## begin Dataset excerpts

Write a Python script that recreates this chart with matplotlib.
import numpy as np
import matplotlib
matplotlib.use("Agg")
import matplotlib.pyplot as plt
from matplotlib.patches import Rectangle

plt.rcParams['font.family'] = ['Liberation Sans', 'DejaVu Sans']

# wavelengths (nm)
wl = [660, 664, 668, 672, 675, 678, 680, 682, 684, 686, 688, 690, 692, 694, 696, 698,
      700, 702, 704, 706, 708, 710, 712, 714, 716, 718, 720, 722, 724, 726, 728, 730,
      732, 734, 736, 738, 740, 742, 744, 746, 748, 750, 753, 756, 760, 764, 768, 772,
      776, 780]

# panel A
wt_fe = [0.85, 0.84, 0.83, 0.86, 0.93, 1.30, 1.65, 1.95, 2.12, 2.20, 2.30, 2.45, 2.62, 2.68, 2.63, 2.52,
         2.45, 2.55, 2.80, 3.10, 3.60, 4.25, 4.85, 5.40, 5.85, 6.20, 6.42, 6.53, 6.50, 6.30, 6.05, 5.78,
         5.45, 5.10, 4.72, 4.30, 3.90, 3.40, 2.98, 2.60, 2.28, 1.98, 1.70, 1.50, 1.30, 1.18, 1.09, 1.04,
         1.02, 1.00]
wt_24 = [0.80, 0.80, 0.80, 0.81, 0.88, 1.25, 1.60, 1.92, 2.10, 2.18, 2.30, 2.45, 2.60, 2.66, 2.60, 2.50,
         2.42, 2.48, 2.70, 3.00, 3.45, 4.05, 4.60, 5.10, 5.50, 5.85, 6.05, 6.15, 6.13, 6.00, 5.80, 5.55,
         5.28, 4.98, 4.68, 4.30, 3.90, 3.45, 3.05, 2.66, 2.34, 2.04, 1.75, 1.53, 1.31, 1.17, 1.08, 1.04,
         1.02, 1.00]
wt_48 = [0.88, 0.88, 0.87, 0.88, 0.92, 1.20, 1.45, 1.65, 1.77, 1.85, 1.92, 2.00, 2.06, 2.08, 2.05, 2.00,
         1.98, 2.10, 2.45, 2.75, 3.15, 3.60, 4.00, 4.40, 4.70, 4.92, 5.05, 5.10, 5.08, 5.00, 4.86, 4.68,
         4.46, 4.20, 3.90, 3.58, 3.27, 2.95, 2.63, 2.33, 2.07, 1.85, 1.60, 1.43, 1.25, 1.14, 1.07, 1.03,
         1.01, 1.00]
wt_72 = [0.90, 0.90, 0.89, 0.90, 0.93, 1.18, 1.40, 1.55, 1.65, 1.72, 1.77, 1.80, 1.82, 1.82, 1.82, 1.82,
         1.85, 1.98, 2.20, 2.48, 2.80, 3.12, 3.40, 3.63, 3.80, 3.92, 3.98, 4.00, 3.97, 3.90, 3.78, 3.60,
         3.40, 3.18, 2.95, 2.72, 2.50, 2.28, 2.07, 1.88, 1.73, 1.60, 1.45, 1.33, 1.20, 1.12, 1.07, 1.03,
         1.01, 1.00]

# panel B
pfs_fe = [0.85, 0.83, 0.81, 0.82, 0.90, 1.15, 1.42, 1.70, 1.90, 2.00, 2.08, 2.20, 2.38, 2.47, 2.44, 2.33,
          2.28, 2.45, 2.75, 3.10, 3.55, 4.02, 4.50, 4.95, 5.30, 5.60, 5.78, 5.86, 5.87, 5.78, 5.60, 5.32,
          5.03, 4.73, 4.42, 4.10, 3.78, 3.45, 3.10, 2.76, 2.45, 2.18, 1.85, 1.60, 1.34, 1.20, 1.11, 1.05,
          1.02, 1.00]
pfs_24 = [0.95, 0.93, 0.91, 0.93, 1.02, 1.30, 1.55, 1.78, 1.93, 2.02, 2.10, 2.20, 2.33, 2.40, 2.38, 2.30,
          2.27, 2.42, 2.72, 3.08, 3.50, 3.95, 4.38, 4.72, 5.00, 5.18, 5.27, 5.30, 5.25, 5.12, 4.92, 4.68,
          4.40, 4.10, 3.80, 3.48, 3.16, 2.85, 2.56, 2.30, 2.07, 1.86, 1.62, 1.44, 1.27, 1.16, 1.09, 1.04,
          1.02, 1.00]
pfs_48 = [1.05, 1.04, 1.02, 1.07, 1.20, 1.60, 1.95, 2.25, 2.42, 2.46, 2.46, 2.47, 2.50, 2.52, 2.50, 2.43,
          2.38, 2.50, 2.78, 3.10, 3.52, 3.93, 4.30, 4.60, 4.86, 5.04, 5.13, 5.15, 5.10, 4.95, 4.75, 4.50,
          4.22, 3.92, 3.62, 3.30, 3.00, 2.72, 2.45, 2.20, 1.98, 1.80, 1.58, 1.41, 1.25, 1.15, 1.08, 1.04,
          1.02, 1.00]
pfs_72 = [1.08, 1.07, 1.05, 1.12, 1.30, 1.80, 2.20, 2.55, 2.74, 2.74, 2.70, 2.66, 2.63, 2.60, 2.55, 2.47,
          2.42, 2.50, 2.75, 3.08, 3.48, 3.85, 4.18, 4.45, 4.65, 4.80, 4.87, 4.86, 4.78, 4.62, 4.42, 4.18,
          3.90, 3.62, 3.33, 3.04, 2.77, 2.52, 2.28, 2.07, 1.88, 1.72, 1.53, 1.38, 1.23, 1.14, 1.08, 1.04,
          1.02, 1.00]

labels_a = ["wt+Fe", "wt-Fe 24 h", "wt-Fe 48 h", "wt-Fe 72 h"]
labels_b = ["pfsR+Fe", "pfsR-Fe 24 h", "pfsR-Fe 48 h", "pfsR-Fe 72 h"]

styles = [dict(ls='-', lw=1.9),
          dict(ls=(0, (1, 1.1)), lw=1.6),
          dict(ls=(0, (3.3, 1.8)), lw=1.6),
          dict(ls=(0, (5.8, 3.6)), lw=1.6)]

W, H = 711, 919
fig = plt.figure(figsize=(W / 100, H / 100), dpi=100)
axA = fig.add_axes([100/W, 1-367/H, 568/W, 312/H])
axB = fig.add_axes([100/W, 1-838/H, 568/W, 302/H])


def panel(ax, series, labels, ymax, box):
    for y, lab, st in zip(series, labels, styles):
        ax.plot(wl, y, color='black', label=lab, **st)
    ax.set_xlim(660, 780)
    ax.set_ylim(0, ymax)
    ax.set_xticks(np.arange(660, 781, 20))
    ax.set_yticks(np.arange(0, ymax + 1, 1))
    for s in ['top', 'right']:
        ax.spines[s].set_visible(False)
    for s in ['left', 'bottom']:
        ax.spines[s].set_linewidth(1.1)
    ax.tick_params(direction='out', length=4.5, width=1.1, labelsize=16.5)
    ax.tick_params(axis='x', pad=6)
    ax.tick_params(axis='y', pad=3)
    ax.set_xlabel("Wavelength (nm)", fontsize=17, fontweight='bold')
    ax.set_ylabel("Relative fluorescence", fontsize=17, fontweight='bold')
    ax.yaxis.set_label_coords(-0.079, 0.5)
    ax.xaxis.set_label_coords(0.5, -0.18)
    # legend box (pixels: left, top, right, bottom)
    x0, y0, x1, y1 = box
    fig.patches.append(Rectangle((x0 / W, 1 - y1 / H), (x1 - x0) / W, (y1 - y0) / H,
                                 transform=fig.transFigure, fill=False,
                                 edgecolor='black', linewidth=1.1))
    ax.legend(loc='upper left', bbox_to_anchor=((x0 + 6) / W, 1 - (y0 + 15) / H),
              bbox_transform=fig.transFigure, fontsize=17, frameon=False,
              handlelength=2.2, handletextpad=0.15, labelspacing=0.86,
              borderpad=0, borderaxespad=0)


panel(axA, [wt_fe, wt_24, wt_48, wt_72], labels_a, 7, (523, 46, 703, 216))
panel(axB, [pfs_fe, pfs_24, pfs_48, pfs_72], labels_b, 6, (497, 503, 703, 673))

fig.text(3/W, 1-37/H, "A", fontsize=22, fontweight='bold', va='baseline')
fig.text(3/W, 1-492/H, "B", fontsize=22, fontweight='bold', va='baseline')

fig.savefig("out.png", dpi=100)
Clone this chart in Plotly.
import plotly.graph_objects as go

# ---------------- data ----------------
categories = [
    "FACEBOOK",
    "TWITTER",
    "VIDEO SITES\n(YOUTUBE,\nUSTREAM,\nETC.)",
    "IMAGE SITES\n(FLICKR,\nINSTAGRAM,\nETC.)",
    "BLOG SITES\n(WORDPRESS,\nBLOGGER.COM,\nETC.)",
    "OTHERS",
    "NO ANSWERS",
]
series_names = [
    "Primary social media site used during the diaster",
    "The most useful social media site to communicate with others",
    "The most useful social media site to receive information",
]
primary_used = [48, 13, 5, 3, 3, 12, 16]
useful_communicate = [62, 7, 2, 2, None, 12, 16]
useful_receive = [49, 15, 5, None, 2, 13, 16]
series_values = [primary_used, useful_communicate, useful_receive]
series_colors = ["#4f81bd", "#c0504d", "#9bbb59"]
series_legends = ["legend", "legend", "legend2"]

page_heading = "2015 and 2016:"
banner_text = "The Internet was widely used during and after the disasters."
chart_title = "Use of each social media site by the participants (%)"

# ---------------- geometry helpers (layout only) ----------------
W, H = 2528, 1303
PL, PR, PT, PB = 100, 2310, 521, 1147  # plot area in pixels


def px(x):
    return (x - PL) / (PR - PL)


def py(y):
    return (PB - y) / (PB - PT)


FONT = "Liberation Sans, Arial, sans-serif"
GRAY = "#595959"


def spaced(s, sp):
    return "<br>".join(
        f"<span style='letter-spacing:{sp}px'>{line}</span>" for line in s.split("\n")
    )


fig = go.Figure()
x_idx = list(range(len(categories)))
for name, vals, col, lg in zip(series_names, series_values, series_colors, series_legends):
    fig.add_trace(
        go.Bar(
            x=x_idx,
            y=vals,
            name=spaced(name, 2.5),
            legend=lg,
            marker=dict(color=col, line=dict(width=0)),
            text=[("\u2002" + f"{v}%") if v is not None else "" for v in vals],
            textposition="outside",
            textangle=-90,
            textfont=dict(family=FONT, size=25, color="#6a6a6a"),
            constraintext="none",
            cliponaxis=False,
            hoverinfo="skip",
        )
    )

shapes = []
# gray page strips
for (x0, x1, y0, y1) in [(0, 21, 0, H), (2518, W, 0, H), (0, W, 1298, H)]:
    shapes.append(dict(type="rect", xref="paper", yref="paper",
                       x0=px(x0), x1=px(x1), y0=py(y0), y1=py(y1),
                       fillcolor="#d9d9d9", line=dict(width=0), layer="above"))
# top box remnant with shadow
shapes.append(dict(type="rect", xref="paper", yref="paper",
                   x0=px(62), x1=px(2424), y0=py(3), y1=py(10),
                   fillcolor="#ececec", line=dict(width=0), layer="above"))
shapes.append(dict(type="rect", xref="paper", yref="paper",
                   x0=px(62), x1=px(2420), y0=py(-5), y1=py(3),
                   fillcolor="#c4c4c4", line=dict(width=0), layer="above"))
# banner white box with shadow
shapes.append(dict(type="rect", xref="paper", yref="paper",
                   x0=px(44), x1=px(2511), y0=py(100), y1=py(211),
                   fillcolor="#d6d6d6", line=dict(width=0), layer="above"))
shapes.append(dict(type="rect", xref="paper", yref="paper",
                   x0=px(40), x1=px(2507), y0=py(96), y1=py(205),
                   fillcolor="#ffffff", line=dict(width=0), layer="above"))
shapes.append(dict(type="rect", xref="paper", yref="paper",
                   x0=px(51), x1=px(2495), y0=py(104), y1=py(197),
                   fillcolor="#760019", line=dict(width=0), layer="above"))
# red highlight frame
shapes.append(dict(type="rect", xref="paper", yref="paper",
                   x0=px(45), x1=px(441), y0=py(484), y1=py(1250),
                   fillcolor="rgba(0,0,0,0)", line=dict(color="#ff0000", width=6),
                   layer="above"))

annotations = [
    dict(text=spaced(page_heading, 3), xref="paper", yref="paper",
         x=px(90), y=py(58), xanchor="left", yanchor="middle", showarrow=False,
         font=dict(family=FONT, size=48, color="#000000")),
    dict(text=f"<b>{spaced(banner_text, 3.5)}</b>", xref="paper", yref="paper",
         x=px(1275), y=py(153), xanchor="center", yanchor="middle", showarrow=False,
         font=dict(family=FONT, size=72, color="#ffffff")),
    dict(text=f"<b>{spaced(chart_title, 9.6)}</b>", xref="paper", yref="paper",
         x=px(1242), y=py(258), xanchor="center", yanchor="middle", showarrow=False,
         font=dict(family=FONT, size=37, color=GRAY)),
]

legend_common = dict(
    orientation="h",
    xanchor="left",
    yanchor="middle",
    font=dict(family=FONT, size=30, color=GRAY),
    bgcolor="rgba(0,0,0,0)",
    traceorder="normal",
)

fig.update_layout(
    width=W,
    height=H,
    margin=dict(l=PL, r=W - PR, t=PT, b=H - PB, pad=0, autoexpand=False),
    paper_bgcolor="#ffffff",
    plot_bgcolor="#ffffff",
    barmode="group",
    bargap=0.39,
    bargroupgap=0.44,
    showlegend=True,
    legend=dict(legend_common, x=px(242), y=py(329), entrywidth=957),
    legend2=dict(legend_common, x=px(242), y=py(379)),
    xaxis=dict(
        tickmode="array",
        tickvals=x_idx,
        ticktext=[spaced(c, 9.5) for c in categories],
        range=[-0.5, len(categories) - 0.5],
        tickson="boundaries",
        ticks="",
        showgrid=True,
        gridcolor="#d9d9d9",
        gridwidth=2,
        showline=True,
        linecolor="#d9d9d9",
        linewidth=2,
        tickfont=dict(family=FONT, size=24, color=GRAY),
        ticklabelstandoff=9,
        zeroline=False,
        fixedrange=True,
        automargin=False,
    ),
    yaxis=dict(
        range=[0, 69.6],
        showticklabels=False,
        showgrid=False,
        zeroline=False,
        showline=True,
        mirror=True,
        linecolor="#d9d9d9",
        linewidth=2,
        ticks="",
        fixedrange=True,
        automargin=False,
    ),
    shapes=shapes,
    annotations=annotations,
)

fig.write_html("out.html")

## end Dataset excerpts

Reproduce, without alteration, solely the lines beginning at the line that includes "Clone this chart in Plotly." and ending at the line that includes "import plotly.graph_objects as go", both lines included.

Clone this chart in Plotly.
import plotly.graph_objects as go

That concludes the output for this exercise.